La gente oggi piange per il benessere di cui godeva prima della crisi.
Questo atteggiamento però è ostacolo alla ripresa perché impedisce, soprattutto ai giovani, di pensare a nuove strade lavorative. Ci sono lavori che, soprattutto quelli più istruiti, non prendono in considerazione. Preferiscono partire: dal 2010 sono emigrati dalla Grecia oltre 500 mila giovani e l’emorragia continua, alla luce di una disoccupazione giovanile che supera il 40%. Il rischio di ritrovarsi un Paese di anziani è reale. E così risanare l’economia e pagare i debiti sarà impossibile”.
Cosa potrebbe servire, ora che si uscirà dal programma di aiuti della Troika, per far ripartire il Paese?
“Delle politiche adeguate a sostegno di una nuova imprenditorialità e la diversificazione degli investimenti. La crisi – evidenzia Alverti – ha messo in moto anche pratiche virtuose di riscoperta dell’agricoltura, di commerci alternativi, di servizi turistici. Assistiamo alla nascita di piccole aziende che cercano di sfruttare le poche possibilità che la crisi e il mercato offrono. Il fenomeno migratorio sta producendo posti di lavoro legati all’indotto dell’accoglienza, come interpreti, mediatori culturali, assistenti sociali e psicologi. Purtroppo le tasse sono una zavorra alla crescita e rischiano di far morire le imprese prima ancora che mettano radici”.
E in attesa di vedere la luce in fondo al tunnel, la Caritas continua il suo impegno a favore dei più poveri e deprivati come raccontano Lisetta Milliari e Stanislao Stouraitis, rispettivamente capo amministrazione e responsabile della promozione di Caritas Grecia. “Lo sforzo è grande – dicono – e la scarsità dei fondi ci obbliga a trovare nuove forme di finanziamento dei progetti. Ai nostri benefattori chiediamo un ulteriore aiuto. Siamo partiti con un ufficio composto da 5 persone ma con l’arrivo dei migranti siamo diventati 135, tra volontari e impiegati. Portiamo avanti i progetti sostenuti da diverse Caritas europee, quella italiana su tutte. Il loro sostegno non si limita all’aspetto finanziario ma anche a quello della pianificazione”. Ma adesso sale una paura:
“Ci sono associazioni che taglieranno i loro fondi una volta che saremo usciti dal programma della Troika. Pensano erroneamente che non avremo più bisogno. Ma non è così. I bisogni restano e resteranno ancora a lungo”.
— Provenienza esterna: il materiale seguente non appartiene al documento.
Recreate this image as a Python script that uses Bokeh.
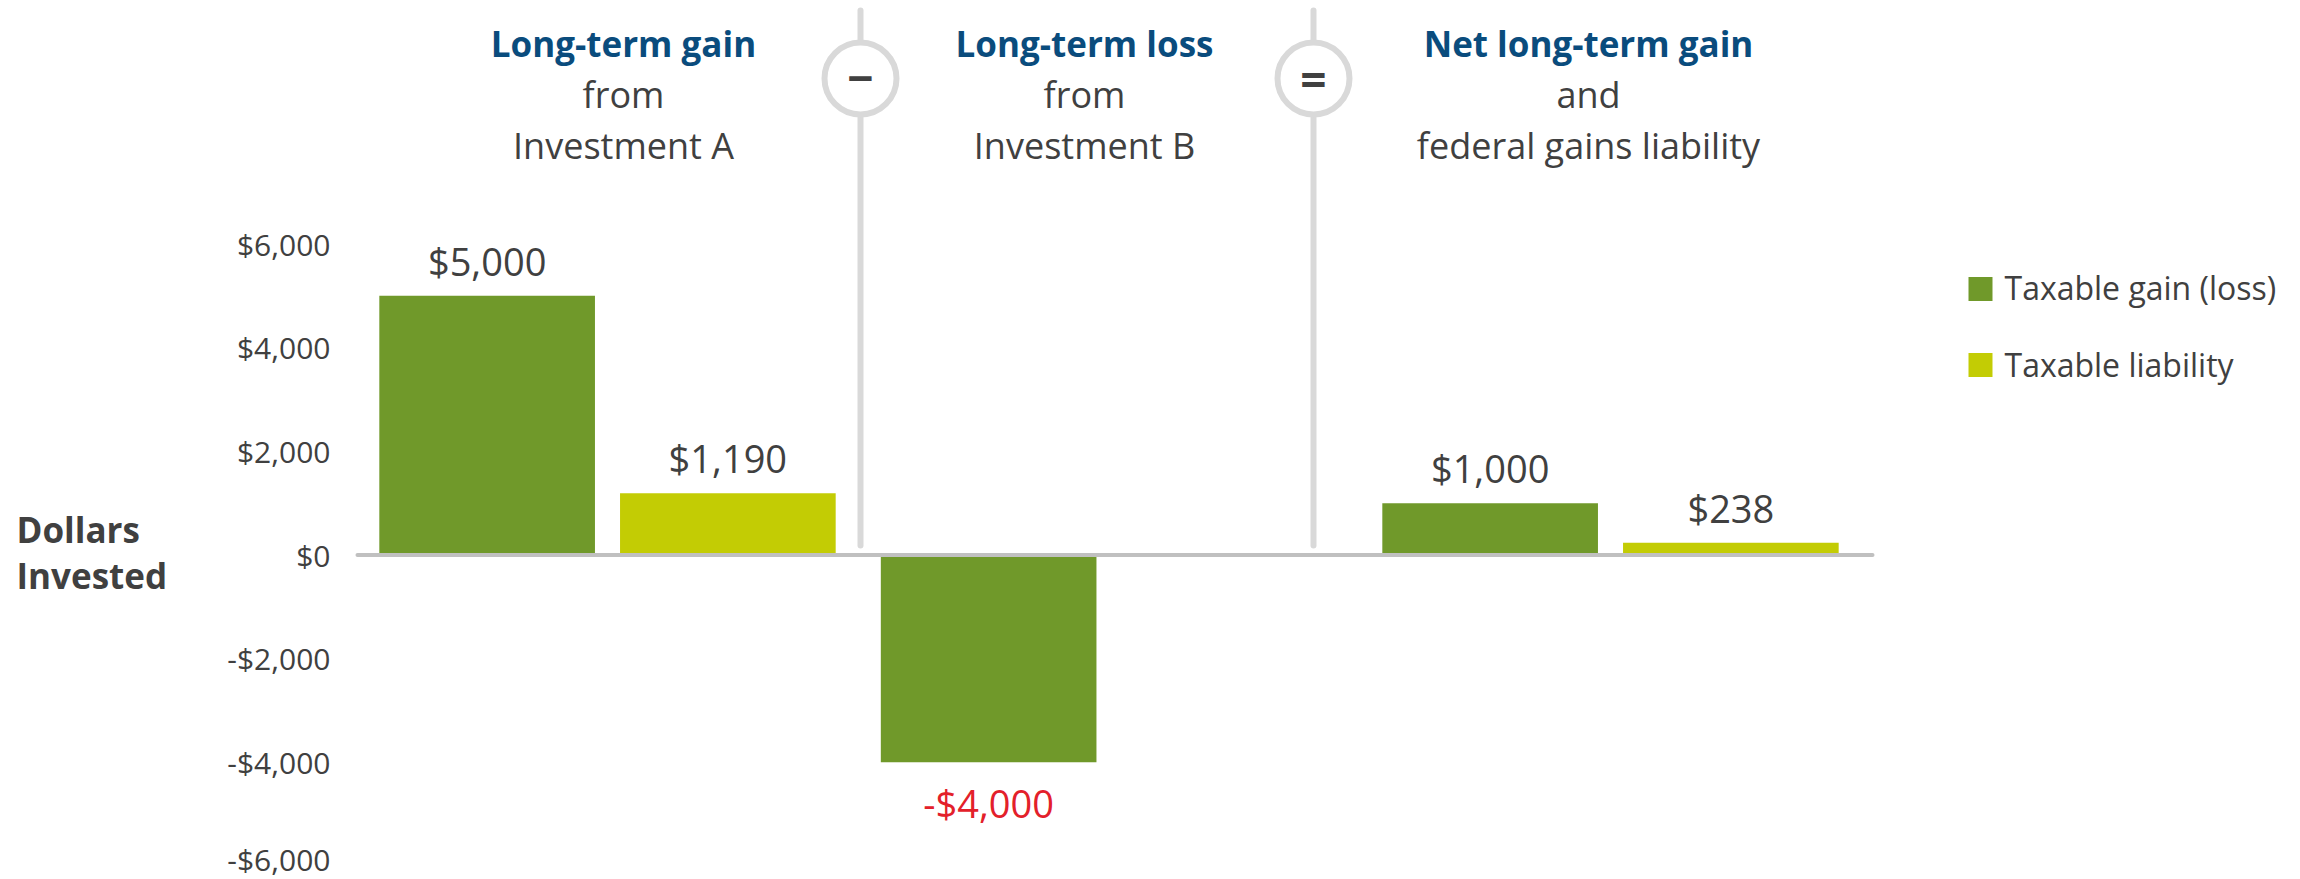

Basta scendere le scale della palazzina per rendersene conto: la gente è in attesa davanti i vari uffici di consulenza della Caritas, la fila per mangiare si è allungata a dismisura. A fine servizio la mensa avrà servito oltre 500 pasti, più altri 100 per i bambini. La luce in fondo al tunnel è ancora troppo lontana.